Em troca da redução das tarifas impostas a Pequim, Washington busca recuperar espaço na venda de soja e no acesso aos minerais de terras raras do país asiático – elementos estratégicos para diversas indústrias de alta tecnologia.

Trata-se de uma negociação crucial para a frágil estabilidade do comércio global, marcada por tensões e dificuldades de consenso entre as grandes potências.

Entretanto, no mesmo dia em que anunciou o entendimento com a China, Trump declarou a intenção de retomar os testes nucleares, prática abandonada desde o fim do século 20.

Diante das incertezas geradas pela guerra entre Ucrânia e Rússia, pelos avanços tecnológicos de Pequim e pelas pesquisas nucleares iranianas, os Estados Unidos preparam-se novamente para a hipótese de uma guerra total no século 21.

Único país a lançar bombas atômicas contra outro, Washington conhece bem os dilemas éticos, políticos e estratégicos que esse tipo de decisão acarreta à complexa arena geopolítica internacional.

O cenário poderia ser amenizado com novos tratados que visassem restringir o uso e os testes de armas nucleares.
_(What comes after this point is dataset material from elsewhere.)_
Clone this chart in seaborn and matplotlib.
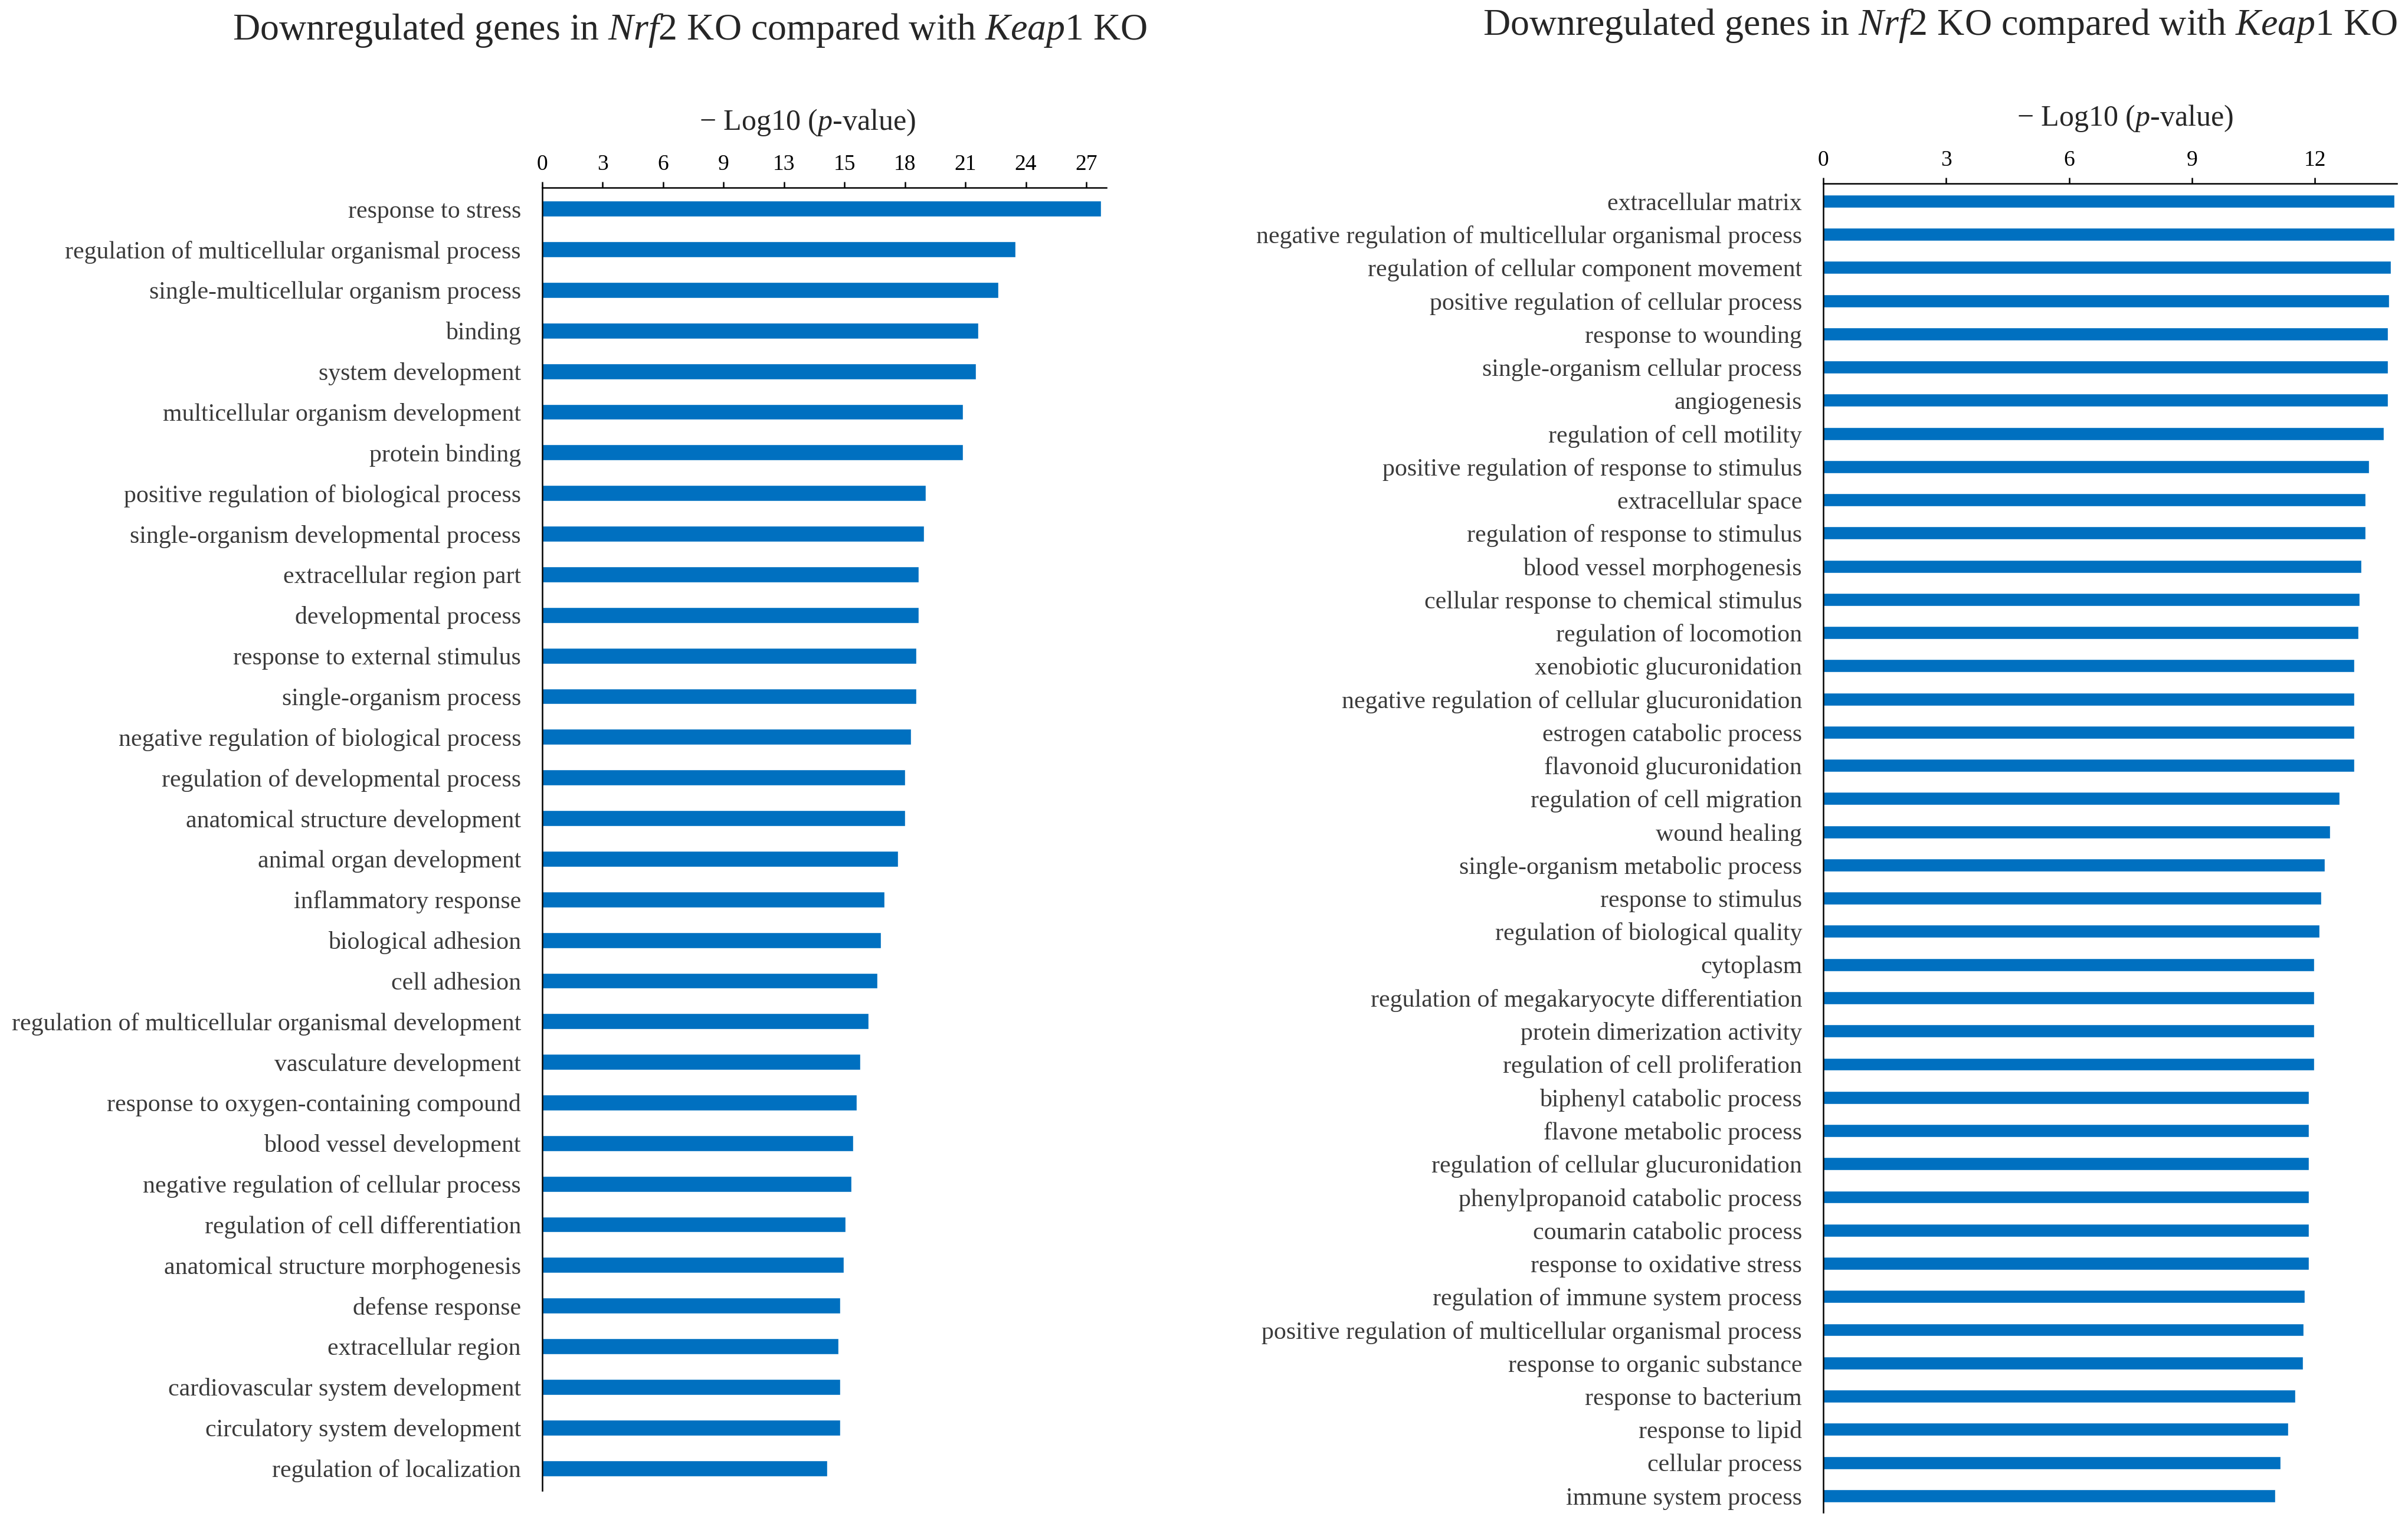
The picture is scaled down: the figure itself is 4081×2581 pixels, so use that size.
import pandas as pd
import matplotlib
matplotlib.use("Agg")
import matplotlib.pyplot as plt
import seaborn as sns

# Left panel data
left_terms = [
    "response to stress",
    "regulation of multicellular organismal process",
    "single-multicellular organism process",
    "binding",
    "system development",
    "multicellular organism development",
    "protein binding",
    "positive regulation of biological process",
    "single-organism developmental process",
    "extracellular region part",
    "developmental process",
    "response to external stimulus",
    "single-organism process",
    "negative regulation of biological process",
    "regulation of developmental process",
    "anatomical structure development",
    "animal organ development",
    "inflammatory response",
    "biological adhesion",
    "cell adhesion",
    "regulation of multicellular organismal development",
    "vasculature development",
    "response to oxygen-containing compound",
    "blood vessel development",
    "negative regulation of cellular process",
    "regulation of cell differentiation",
    "anatomical structure morphogenesis",
    "defense response",
    "extracellular region",
    "cardiovascular system development",
    "circulatory system development",
    "regulation of localization",
]
left_values = [
    27.72, 23.48, 22.64, 21.63, 21.53, 20.88, 20.88, 19.02, 18.94, 18.68,
    18.68, 18.57, 18.57, 18.29, 18.01, 18.01, 17.66, 16.99, 16.82, 16.64,
    16.18, 15.79, 15.62, 15.43, 15.34, 15.06, 14.96, 14.78, 14.69, 14.78,
    14.78, 14.13,
]
left_ticks = [0, 3, 6, 9, 12, 15, 18, 21, 24, 27]
left_ticklabels = ["0", "3", "6", "9", "13", "15", "18", "21", "24", "27"]

# Right panel data
right_terms = [
    "extracellular matrix",
    "negative regulation of multicellular organismal process",
    "regulation of cellular component movement",
    "positive regulation of cellular process",
    "response to wounding",
    "single-organism cellular process",
    "angiogenesis",
    "regulation of cell motility",
    "positive regulation of response to stimulus",
    "extracellular space",
    "regulation of response to stimulus",
    "blood vessel morphogenesis",
    "cellular response to chemical stimulus",
    "regulation of locomotion",
    "xenobiotic glucuronidation",
    "negative regulation of cellular glucuronidation",
    "estrogen catabolic process",
    "flavonoid glucuronidation",
    "regulation of cell migration",
    "wound healing",
    "single-organism metabolic process",
    "response to stimulus",
    "regulation of biological quality",
    "cytoplasm",
    "regulation of megakaryocyte differentiation",
    "protein dimerization activity",
    "regulation of cell proliferation",
    "biphenyl catabolic process",
    "flavone metabolic process",
    "regulation of cellular glucuronidation",
    "phenylpropanoid catabolic process",
    "coumarin catabolic process",
    "response to oxidative stress",
    "regulation of immune system process",
    "positive regulation of multicellular organismal process",
    "response to organic substance",
    "response to bacterium",
    "response to lipid",
    "cellular process",
    "immune system process",
]
right_values = [
    13.95, 13.95, 13.86, 13.81, 13.78, 13.78, 13.78, 13.69, 13.33, 13.24,
    13.24, 13.14, 13.10, 13.06, 12.96, 12.96, 12.96, 12.96, 12.61, 12.38,
    12.25, 12.16, 12.12, 11.99, 11.99, 11.99, 11.99, 11.85, 11.85, 11.85,
    11.85, 11.85, 11.85, 11.76, 11.72, 11.71, 11.53, 11.35, 11.16, 11.03,
]
right_ticks = [0, 3, 6, 9, 12]
right_ticklabels = ["0", "3", "6", "9", "12"]

title_text = r"Downregulated genes in $\mathit{Nrf}$2 KO compared with $\mathit{Keap1}$ KO"
xlabel_text = "\u2212 Log10 ($\\mathit{p}$-value)"

BAR_COLOR = "#0070C0"

sns.set_style("white")
plt.rcParams["font.family"] = ["Liberation Serif", "DejaVu Serif"]
plt.rcParams["mathtext.fontset"] = "custom"
plt.rcParams["mathtext.rm"] = "Liberation Serif"
plt.rcParams["mathtext.it"] = "Liberation Serif:italic"

fig = plt.figure(figsize=(40.81, 25.81), dpi=100)
ax1 = fig.add_axes([0.2252, 0.0213, 0.2343, 0.8555])
ax2 = fig.add_axes([0.7572, 0.0070, 0.2381, 0.8725])


def draw_panel(ax, terms, values, ticks, ticklabels, xmax, ylim, label_x):
    df = pd.DataFrame({"term": terms, "value": values})
    sns.barplot(data=df, x="value", y="term", orient="h", color=BAR_COLOR,
                saturation=1, width=0.39, ax=ax)
    ax.set_xlim(0, xmax)
    ax.set_ylim(*ylim)
    ax.xaxis.tick_top()
    ax.set_xticks(ticks)
    ax.set_xticklabels(ticklabels)
    ax.tick_params(axis="x", direction="out", length=7, width=1.8,
                   labelsize=27, pad=9, colors="black")
    ax.tick_params(axis="y", length=0, labelsize=30.2, pad=26,
                   labelcolor="#3a3a3a")
    ax.xaxis.set_label_position("top")
    ax.set_xlabel(xlabel_text, fontsize=36, labelpad=30)
    ax.xaxis.label.set_x(label_x)
    ax.set_ylabel("")
    for side in ["right", "bottom"]:
        ax.spines[side].set_visible(False)
    for side in ["top", "left"]:
        ax.spines[side].set_linewidth(1.8)
        ax.spines[side].set_color("black")


draw_panel(ax1, left_terms, left_values, left_ticks, left_ticklabels,
           28, (31.55, -0.52), 0.47)
draw_panel(ax2, right_terms, right_values, right_ticks, right_ticklabels,
           14, (39.5, -0.53), 0.526)

fig.text(0.2865, 0.9799, title_text, ha="center", va="center", fontsize=46)
fig.text(0.8057, 0.9830, title_text, ha="center", va="center", fontsize=46)

fig.savefig("out.png", dpi=100, facecolor="white")
plt.close(fig)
Contudo, tais iniciativas parecem inviáveis enquanto as três maiores potências militares – Estados Unidos, Rússia e China – mantiverem-se em estado de tensão ou conflito iminente.

Assim, enquanto Moscou se sentir ameaçada pela expansão da Otan e Pequim interpretar o apoio norte-americano a Taiwan como provocação direta, a dissuasão nuclear continuará a ser um pilar estratégico na manutenção do equilíbrio global.

Na pior hipótese, porém, esse mesmo equilíbrio pode se transformar em um gatilho para uma catástrofe de proporções apocalípticas.